By Gary Lee Stuber
Donna Salsbury is living the dream. “I’ve always wanted to do this,” she says of the Clay Family Support Center she recently opened on Main Street in Clay across from the New Judicial Annex in the old NAPA Parts building. The building was also previously operated as the Clay Small Market, selling fresh produce and meats before opening the kitchen for daily diners. Donna and her assistant Cindy Mullins are using the building to help strengthen Clay County Families. They have a number of programs going on at once.
“Our recent Clay County Baby Shower was a success we gave at least 50 families one big item like a car seat or bassinette. Then they got a laundry basket of necessary baby item, bottles, formula, diapers. Things like that.” She shines when describing the helpful status of the organization she orchestrated from a $250,000 federal grant. “We held an extravaganza, carnival style, up at Maysel Park and got more than 250 families to engage. Instead of an egg hunt the children did carnival style games and got prizes in plastic eggs. We got some sponsors like Smith Funeral Home to furnish hot dogs and we covered the rest.”
It’s a little ironic that Donna is operating out of the old NAPA Building. Donna probably knows more about car parts than any employee that ever worked in this building. You see, Donna and husband Jerry built the Salsberry Salvage business out on Tripplet Ridge 27 years ago.
“Jerry said he didn’t want to work the rest of his life as a coal miner. I asked, what do you want to do? He said car parts, and I asked, ‘You want to open a NAPA?’ He laughed and said no. Used parts. Salvage. I said you mean a junk yard. He said, don’t call it junk.”

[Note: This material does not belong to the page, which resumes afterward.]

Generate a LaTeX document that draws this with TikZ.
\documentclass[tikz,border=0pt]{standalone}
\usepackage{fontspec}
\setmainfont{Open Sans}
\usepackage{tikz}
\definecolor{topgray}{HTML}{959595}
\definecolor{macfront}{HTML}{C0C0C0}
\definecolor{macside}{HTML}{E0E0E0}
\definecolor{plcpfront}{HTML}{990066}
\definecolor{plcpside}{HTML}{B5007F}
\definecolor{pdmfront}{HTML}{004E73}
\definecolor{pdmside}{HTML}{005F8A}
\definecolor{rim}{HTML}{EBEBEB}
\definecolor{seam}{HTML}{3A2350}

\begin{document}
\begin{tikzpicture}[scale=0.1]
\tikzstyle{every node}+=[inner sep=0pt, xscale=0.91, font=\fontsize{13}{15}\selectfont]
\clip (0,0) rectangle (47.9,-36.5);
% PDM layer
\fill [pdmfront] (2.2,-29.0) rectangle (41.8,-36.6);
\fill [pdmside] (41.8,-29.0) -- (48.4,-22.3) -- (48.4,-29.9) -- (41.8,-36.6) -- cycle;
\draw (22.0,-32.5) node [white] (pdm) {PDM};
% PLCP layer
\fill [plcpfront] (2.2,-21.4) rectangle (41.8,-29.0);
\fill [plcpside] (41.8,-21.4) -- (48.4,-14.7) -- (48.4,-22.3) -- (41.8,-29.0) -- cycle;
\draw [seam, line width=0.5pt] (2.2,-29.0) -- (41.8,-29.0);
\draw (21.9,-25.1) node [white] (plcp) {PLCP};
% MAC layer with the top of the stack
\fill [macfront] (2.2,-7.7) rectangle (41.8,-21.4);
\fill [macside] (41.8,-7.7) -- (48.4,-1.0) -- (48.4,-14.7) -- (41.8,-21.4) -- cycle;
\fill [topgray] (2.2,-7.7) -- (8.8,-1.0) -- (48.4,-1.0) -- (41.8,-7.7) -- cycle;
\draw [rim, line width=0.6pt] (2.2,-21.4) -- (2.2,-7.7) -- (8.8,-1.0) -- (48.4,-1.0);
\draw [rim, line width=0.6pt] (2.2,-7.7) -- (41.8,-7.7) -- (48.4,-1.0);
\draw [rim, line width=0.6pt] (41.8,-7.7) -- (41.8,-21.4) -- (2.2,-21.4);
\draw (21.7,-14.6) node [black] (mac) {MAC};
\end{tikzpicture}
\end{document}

She agreed to the dream if she could do it though computer access. It cost them $10,000 to do it that way, back when such systems were new. “We were the first to have parts reference by computer in West Virginia.” She said she would do that 25 years, she’s over the limit now, “I opened the salvage parts in in my dining room.” She still operates that business nights and weekends. Jerry, after his heart bypass, was forced to retire.

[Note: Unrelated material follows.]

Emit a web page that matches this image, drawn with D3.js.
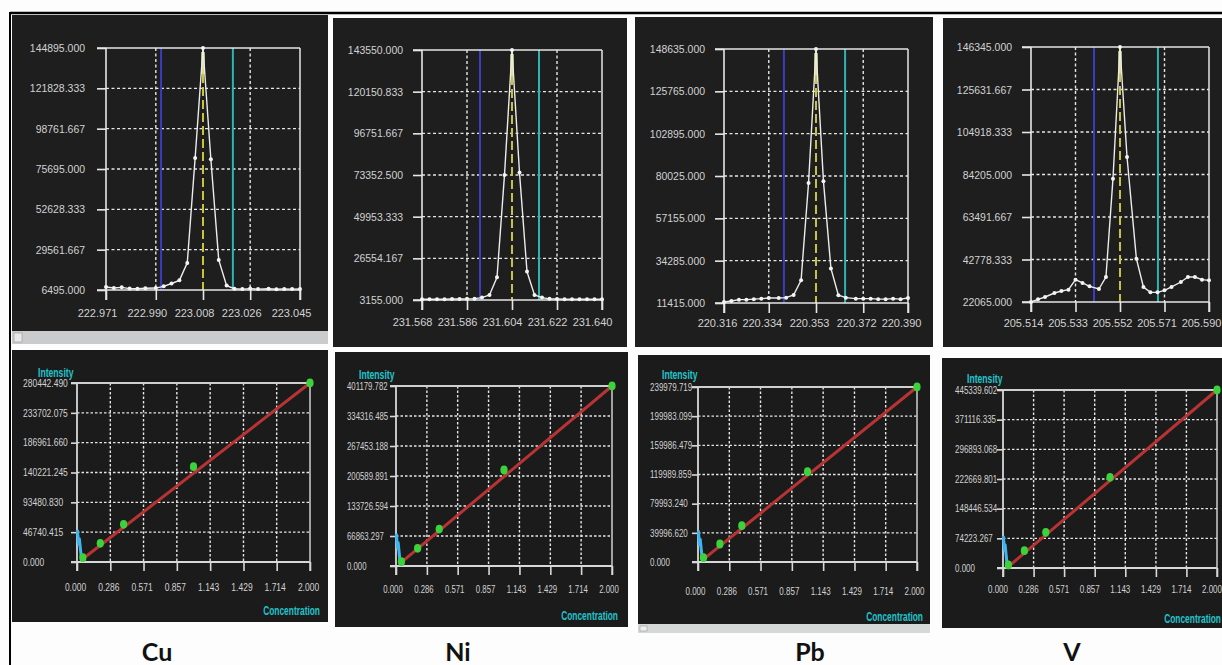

Donna comes from good stock out at Bird Hollow in Lizemores. Her mother was Doris Price Bird and her father was Charles E. Bird, and Donna was one of four surviving children. She graduated Clay County High School in 1982 and worked briefly in Charleston before marrying Jerry. “I guess I wanted to help out young Clay County families because I know what it was to struggle. In the 1970’s ragging inflation, economy in recession. You couldn’t even buy a coal mining job.”

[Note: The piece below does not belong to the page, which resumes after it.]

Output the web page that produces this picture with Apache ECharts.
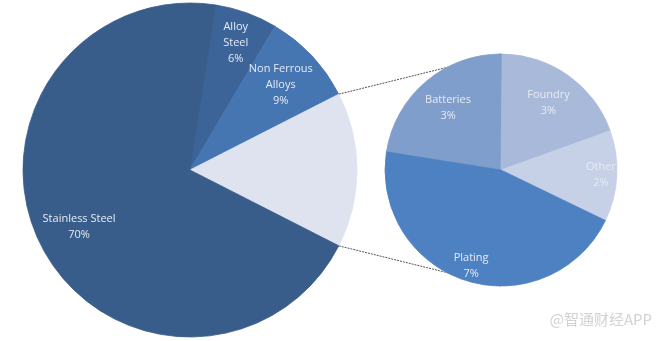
<!DOCTYPE html>
<html><head><meta charset="utf-8">
<script src="https://cdn.jsdelivr.net/npm/echarts@6/dist/echarts.min.js"></script>
<style>html,body{margin:0;padding:0;background:#fff}#c{width:659px;height:341px}</style>
</head><body><div id="c"></div>
<script>
// ---- data ----
const mainCategories = ['Alloy Steel', 'Non Ferrous Alloys', 'Other', 'Stainless Steel'];
const mainLabels = ['Alloy\nSteel', 'Non Ferrous\nAlloys', '', 'Stainless Steel'];
const mainValues = [6, 9, 15, 70];
const mainLabelRing = ['far', 'near', 'none', 'near'];
const subCategories = ['Batteries', 'Foundry', 'Other', 'Plating'];
const subValues = [3.4, 2.9, 1.9, 6.8];
const subLabelRing = ['near', 'near', 'far', 'far'];
const watermarkText = '@智通财经APP';

// ---- styles ----
const mainColors = ['#3C6499', '#4676B2', '#DEE3EF', '#385D8A'];
const subColors = ['#809ECC', '#A8B9DA', '#C6D0E6', '#4E81C1'];
const mainCenter = [190, 170], mainR = 167, mainStart = 81;
const subCenter = [501, 170], subR = 116, subStart = 171;
const font = 'Open Sans';

const chart = echarts.init(document.getElementById('c'), null, {renderer: 'canvas'});

const mkItem = c => ({color: c, borderColor: c, borderWidth: 0.8});
const mainData = mainCategories.map((n, i) => ({name: n, value: mainValues[i], itemStyle: mkItem(mainColors[i])}));
const subData = subCategories.map((n, i) => ({name: n, value: subValues[i], itemStyle: mkItem(subColors[i])}));

// connector endpoints derived from pie geometry
const total = mainValues.reduce((a, b) => a + b, 0);
const oi = mainCategories.indexOf('Other');
let before = 0; for (let i = 0; i < oi; i++) before += mainValues[i];
const th1 = ((90 - mainStart) + before / total * 360) * Math.PI / 180;
const th2 = ((90 - mainStart) + (before + mainValues[oi]) / total * 360) * Math.PI / 180;
const p1 = [mainCenter[0] + mainR * Math.sin(th1), mainCenter[1] - mainR * Math.cos(th1)];
const p2 = [mainCenter[0] + mainR * Math.sin(th2), mainCenter[1] - mainR * Math.cos(th2)];
const q1 = [subCenter[0], subCenter[1] - subR];
const q2 = [subCenter[0], subCenter[1] + subR];

const baseLabel = {show: true, position: 'inside', fontFamily: font, fontSize: 11, lineHeight: 16, color: '#E6EBF3'};

function overlay(center, radius, data, formatter, start) {
  return {
    type: 'pie', center: center, radius: radius, startAngle: start, silent: true,
    data: data.map(d => ({name: d.name, value: d.value, itemStyle: {color: 'rgba(0,0,0,0)', borderWidth: 0}})),
    label: Object.assign({}, baseLabel, {formatter: formatter}),
    labelLine: {show: false}, emphasis: {disabled: true}, z: 5
  };
}
const mainFmt = ring => p => mainLabelRing[p.dataIndex] === ring ? mainLabels[p.dataIndex] + '\n' + p.value + '%' : '';
const subFmt = ring => p => subLabelRing[p.dataIndex] === ring ? p.name + '\n' + Math.round(p.value) + '%' : '';

chart.setOption({
  animation: false,
  backgroundColor: '#ffffff',
  graphic: [
    {type: 'line', z: 0, shape: {x1: p1[0], y1: p1[1], x2: q1[0], y2: q1[1]}, style: {stroke: '#555', lineWidth: 1, lineDash: [2, 1]}},
    {type: 'line', z: 0, shape: {x1: p2[0], y1: p2[1], x2: q2[0], y2: q2[1]}, style: {stroke: '#555', lineWidth: 1, lineDash: [2, 1]}},
    {type: 'text', right: 7, top: 312, style: {text: watermarkText, fontFamily: 'Noto Sans CJK SC', fontSize: 15, fill: '#d2d2d2'}}
  ],
  series: [
    {type: 'pie', center: mainCenter, radius: mainR, startAngle: mainStart, data: mainData,
      label: {show: false}, labelLine: {show: false}, emphasis: {disabled: true}, z: 2},
    {type: 'pie', center: subCenter, radius: subR, startAngle: subStart, data: subData,
      label: {show: false}, labelLine: {show: false}, emphasis: {disabled: true}, z: 2},
    overlay(mainCenter, [76, mainR], mainData, mainFmt('near'), mainStart),
    overlay(mainCenter, [97, mainR], mainData, mainFmt('far'), mainStart),
    overlay(subCenter, [42, subR], subData, subFmt('near'), subStart),
    overlay(subCenter, [78, subR], subData, subFmt('far'), subStart)
  ]
});
</script></body></html>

The memory of her struggles would leave her with a desire to help others in a very vulnerable stage in life. “Young families today are different than when I was young. People are perpetually moving. When I was growing up, people rarely moved. They were surrounded by resources: parents, grandparents, family, and friends. Now, there are families in Clay that have come from other places and they don’t even know a soul here. They are cut off from family resources.”
That is where Donna excels. She has programs or even ambitious ideas for almost everything family. They operate a food pantry, will soon offer cooking classes. They have Zumba and yoga to get young parents out of the homes for a little break from kids. They have play areas and even afterschool tutoring for children. But the proudest thing she is accomplishing is that she is becoming a “hub.”
She says, “There are lots of organizations out there doing a lot of stuff. And I try to get involved so that we can pool resources, people, experiences, and items to make every organizations efforts: double.” She has been effective at being a hub. As it makes all the other organizations shine too.
Donna has been in the news recently, not just for opening the Family Support Center, but because what she did for her father. He was the 99-year-old who will graduate with the 2024 Clay County Senior Class, along with his biological great-granddaughter, Ashdon. Donna adopted Ashdon after her son Jeremy died of an overdose on his brother Justin’s birthday, and she has done a great job raising her. Ashdon will turn 17 a week before she graduates. She was double promoted because of her grades and knowledge. She wants to work in medicine, but nothing involving needles, so she decided that she wants to learn how to administer sonograms. She has a very great future ahead of her and an early start at that.
Donna’s other son, Justin, works for the federal government in Philadelphia and has given her two more grandsons, Ivan and Alex, who are still in grade school and don’t get to visit Mamaw as often as she would like.
In the meantime, Donna is helping to strengthen other Clay County families and perhaps inspiring young mothers to one day carry on a legacy she is creating. The location is new, and Donna and Cindy are doing what they can to use the available design and space to create a family-oriented facility. And while shelves are still being built and old freezers and stoves from the last tenant are yet to be removed, the facility work continues as they can. And Clay County families have a new resource that they can count on.